San Joaquin County

Biographies


 

 

 

ALFRED D. WARDROBE

 

 

            An exceptionally interesting and instructive story is that of the pioneer family of Alfred D. Wardrobe, the progressive and successful vineyardist, who lives one and one-half miles to the east of Acampo.  He was born in San Joaquin County, near the Live Oak schoolhouse, in Elkhorn Township, on September 15, 1867, the son of S. V. and Eunice (Cobb) Wardrobe.  Both his father’s and his mother’s family came to California from Massachusetts in 1851.  Grandfather Charles Cobb was a boot and shoe manufacturer, and just before the outbreak of the Civil War he sold a large consignment of his products to patrons in the southern states.  He was paid Confederate script, which in time proved utterly worthless, and was thus forced into bankruptcy.  In 1865, with only $15 as capital, he landed in California, after a journey by way of the Isthmus, having left his wife and children behind in Boston.  He obtained a job in San Francisco cleaning a cargo of shoes that had come round the Horn, and had moulded on the way.  For this he received $9 per week, and had to board himself.  When it became known that he was an experienced shoe-man, he was offered the position of salesman in the shoe store; and when later, someone wanted a man to take charge of his shoe store in Maysville, he was sent there, and he remained in Marysville as manager of the shoe store for several years.  At the end of six years, he was able to send for his wife and family, and they joined him at Marysville.  Later, he took up some land between Lodi and Stockton, 160 acres in all, and embarked in farming; and after awhile he acquired another tract of 160 acres.  He lived to be about eighty-six years old, and came to be worth approximately, $10,000 before he passed away.  A few years ago the home place was purchased by Stewart Elliott.

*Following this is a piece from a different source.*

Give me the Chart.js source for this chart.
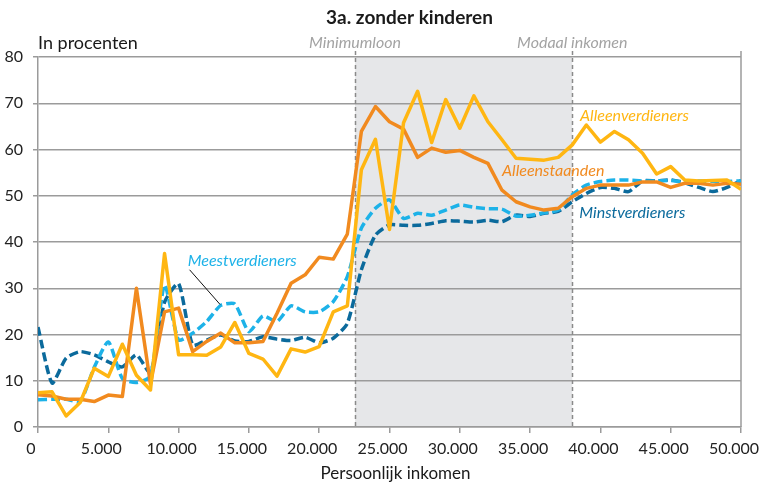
<!DOCTYPE html>
<html><head><meta charset="utf-8">
<script src="https://cdn.jsdelivr.net/npm/chart.js@4/dist/chart.umd.min.js"></script>
<style>html,body{margin:0;padding:0;background:#fff}#wrap{width:764px;height:487px}</style>
</head><body><div id="wrap"><canvas id="c" width="764" height="487"></canvas></div>
<script>
// Persoonlijk inkomen (euro), category positions
const incomes = [0,1000,2000,3000,4000,5000,6000,7000,8000,9000,10000,11000,12000,13000,14000,15000,16000,17000,18000,19000,20000,
  21000,22000,23000,24000,25000,26000,27000,28000,29000,30000,31000,32000,33000,34000,35000,36000,37000,38000,39000,40000,
  41000,42000,43000,44000,45000,46000,47000,48000,49000,50000];

const alleenstaanden = [7.0,6.7,6.0,6.0,5.5,6.9,6.6,30.0,9.3,24.9,25.7,16.3,18.5,20.3,18.2,18.2,18.5,24.6,31.1,32.9,36.7,
  36.3,41.7,63.9,69.3,66.0,64.4,58.3,60.3,59.4,59.8,58.3,57.0,51.2,48.7,47.6,46.9,47.3,49.8,51.6,52.3,
  52.3,52.3,53.0,53.0,51.8,52.7,52.7,52.3,52.7,52.5];

const alleenverdieners = [7.4,7.6,2.4,5.3,12.7,10.9,17.9,11.2,8.0,37.5,15.6,15.6,15.5,17.3,22.6,15.9,14.7,11.0,16.9,16.2,17.4,
  24.9,26.2,55.6,62.2,42.7,65.8,72.6,61.5,70.8,64.6,71.6,66.0,62.1,58.1,57.9,57.7,58.3,61.0,65.3,61.6,
  63.9,62.1,59.2,54.7,56.3,53.4,53.2,53.3,53.4,51.4];

const meestverdieners = [5.9,6.0,6.0,5.5,12.9,18.4,10.5,9.6,11.0,30.7,18.8,20.3,22.8,26.3,26.6,20.6,24.0,22.8,26.2,24.9,24.9,
  27.1,32.5,43.0,47.3,49.1,45.1,46.2,45.8,46.9,48.0,47.5,47.2,47.1,45.6,45.8,46.3,46.9,50.2,52.3,53.1,
  53.4,53.4,53.2,53.2,53.3,53.0,53.2,53.1,53.1,53.2];

const minstverdieners = [21.6,9.5,14.9,16.3,15.6,14.1,13.0,15.6,11.7,27.0,31.0,17.7,18.8,19.9,18.6,18.5,19.5,19.0,18.7,19.4,18.2,
  19.2,22.4,34.0,41.5,43.7,43.6,43.6,44.0,44.6,44.5,44.3,44.7,44.4,45.8,45.5,46.2,46.6,48.7,50.5,51.8,
  51.6,50.9,53.2,53.2,53.4,52.8,51.8,50.9,51.8,53.3];

const xTickLabels = ['0','5.000','10.000','15.000','20.000','25.000','30.000','35.000','40.000','45.000','50.000'];
const minimumloon = 22550;
const modaalInkomen = 38000;

const C_ORANGE = '#f18a1f';
const C_YELLOW = '#ffb612';
const C_LBLUE = '#1db2e8';
const C_DBLUE = '#0b6a9c';
const GRID = '#9b9b9b';
const FONT = 'Lato, "Open Sans", sans-serif';

function pts(vals){ return incomes.map((x,i)=>({x:x, y:vals[i]})); }

const overlay = {
  id: 'overlay',
  beforeDraw(chart){
    const {ctx, chartArea:a, scales:{x}} = chart;
    const x1 = x.getPixelForValue(minimumloon), x2 = x.getPixelForValue(modaalInkomen);
    ctx.save();
    ctx.fillStyle = '#e6e7e9';
    ctx.fillRect(x1, a.top, x2 - x1, a.bottom - a.top);
    ctx.restore();
  },
  beforeDatasetsDraw(chart){
    const {ctx, chartArea:a, scales:{x}} = chart;
    ctx.save();
    ctx.strokeStyle = GRID; ctx.lineWidth = 1.5;
    ctx.beginPath(); ctx.moveTo(a.right, a.top - 6); ctx.lineTo(a.right, a.bottom); ctx.stroke();
    ctx.strokeStyle = '#8a8a8a'; ctx.setLineDash([4,3]);
    [minimumloon, modaalInkomen].forEach(v=>{
      const px = Math.round(x.getPixelForValue(v)) + 0.5;
      ctx.beginPath(); ctx.moveTo(px, a.top - 6); ctx.lineTo(px, a.bottom); ctx.stroke();
    });
    ctx.restore();
  },
  afterDatasetsDraw(chart){
    const {ctx, scales:{x, y}} = chart;
    ctx.save();
    ctx.textBaseline = 'middle'; ctx.textAlign = 'left';
    ctx.font = 'italic 16px ' + FONT;
    const lab = (t, c, vx, vy) => { ctx.fillStyle = c; ctx.fillText(t, x.getPixelForValue(vx), y.getPixelForValue(vy)); };
    lab('Meestverdieners', C_LBLUE, 10650, 35.9);
    lab('Alleenverdieners', C_YELLOW, 38550, 67.2);
    lab('Alleenstaanden', C_ORANGE, 33000, 55.3);
    lab('Minstverdieners', C_DBLUE, 38500, 46.4);
    // leader line
    ctx.strokeStyle = '#111'; ctx.lineWidth = 1;
    ctx.beginPath();
    ctx.moveTo(x.getPixelForValue(10780), y.getPixelForValue(34.0));
    ctx.lineTo(x.getPixelForValue(12950), y.getPixelForValue(26.5));
    ctx.stroke();
    ctx.restore();
  },
  afterDraw(chart){
    const {ctx, chartArea:a, scales:{x}} = chart;
    const mid = (a.left + a.right)/2;
    ctx.save();
    ctx.textBaseline = 'middle';
    ctx.textAlign = 'center';
    ctx.fillStyle = '#1a1a1a';
    ctx.font = 'bold 19px ' + FONT;
    ctx.fillText('3a. zonder kinderen', mid + 20, 18);
    ctx.font = '17px ' + FONT;
    ctx.fillText('Persoonlijk inkomen', mid + 6, 474);
    ctx.textAlign = 'left';
    ctx.font = '18px ' + FONT;
    ctx.fillText('In procenten', a.left, 43);
    ctx.textAlign = 'center';
    ctx.fillStyle = '#a3a3a3';
    ctx.font = 'italic 16px ' + FONT;
    ctx.fillText('Minimumloon', x.getPixelForValue(minimumloon), 43);
    ctx.fillText('Modaal inkomen', x.getPixelForValue(modaalInkomen), 43);
    ctx.restore();
  }
};

const common = {pointRadius:0, pointHoverRadius:0, borderWidth:3.5, fill:false};

new Chart(document.getElementById('c'), {
  type: 'line',
  data: {
    datasets: [
      Object.assign({label:'Alleenverdieners', data: pts(alleenverdieners), borderColor: C_YELLOW, tension:0, borderJoinStyle:'round'}, common),
      Object.assign({label:'Alleenstaanden', data: pts(alleenstaanden), borderColor: C_ORANGE, tension:0, borderJoinStyle:'round'}, common),
      Object.assign({label:'Meestverdieners', data: pts(meestverdieners), borderColor: C_LBLUE, borderDash:[9,4], tension:0.2}, common),
      Object.assign({label:'Minstverdieners', data: pts(minstverdieners), borderColor: C_DBLUE, borderDash:[9,4], tension:0.2}, common)
    ]
  },
  options: {
    responsive: false,
    animation: false,
    devicePixelRatio: 1,
    layout: {padding: {top: 57, right: 23, left: 0, bottom: 0}},
    plugins: {legend:{display:false}, title:{display:false}, tooltip:{enabled:false}},
    scales: {
      x: {
        type: 'linear', min: 0, max: 50000,
        afterFit(s){ s.height = 60; s.paddingLeft = 0; s.paddingRight = 0; },
        ticks: {stepSize: 5000, color:'#222', font:{family: FONT, size: 16}, padding: 6, labelOffset: -7, maxRotation:0, autoSkip:false,
          callback: (v, i) => xTickLabels[i]},
        grid: {drawOnChartArea: false, drawTicks: true, tickLength: 6, color: GRID, lineWidth: 1.5},
        border: {display: true, color: GRID, width: 1.5}
      },
      y: {
        min: 0, max: 80,
        afterFit(s){ s.width = 38; s.paddingTop = 0; s.paddingBottom = 0; },
        ticks: {stepSize: 10, color:'#222', font:{family: FONT, size: 16}, padding: 10},
        grid: {color: GRID, lineWidth: 1.5, tickLength: 5, drawTicks: true},
        border: {display: true, color: GRID, width: 1.5}
      }
    }
  },
  plugins: [overlay]
});
</script>
</body></html>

            S. V Wardrobe, whose full name was Samuel Valorous Wardrobe, the father of our subject, made three trips to California, the first, around the Horn in 1848, the second in 1850, and the last in 1851, when he yielded to the lure of the moment and went into the mines.  Afterward, he bought a ranch in the Live Oak section, and as he was naturally a progressive agriculturist he became quite an extensive grain farmer.  In the early days lumber was very scarce.  While back home in West Scituate, Massachusetts, a suburb of Boston, on his visit in 1850, he had his brother, Reuben Langdon Wardrobe, who was a carpenter and joiner, frame a 12’ x 12’ house out of eastern yellow pine, which was shipped in the knockdown to California via the Horn.  It was unloaded from a new steamer, at Weber’s Point, in Stockton, and by the two brothers was hauled out to S. V. Wardrobe’s land, near where the Live Oak schoolhouse is now situated.  Later on additions were made and the house was remodeled, but to this day it encloses the first 12’ x 12 house, which was converted into a bedroom.  The house is still standing, and is in use to this day.  In that bedroom our subject’s oldest brother and Alfred Wardrobe himself were both born.  It is the oldest living-room, which has been in continuous use in San Joaquin County.  S. V. Wardrobe and his devoted wife were blessed with four children:  Franks S, the eldest, is in Butte County; Lucy is deceased; Alfred was the third-born; and Eunice, the youngest, is also deceased.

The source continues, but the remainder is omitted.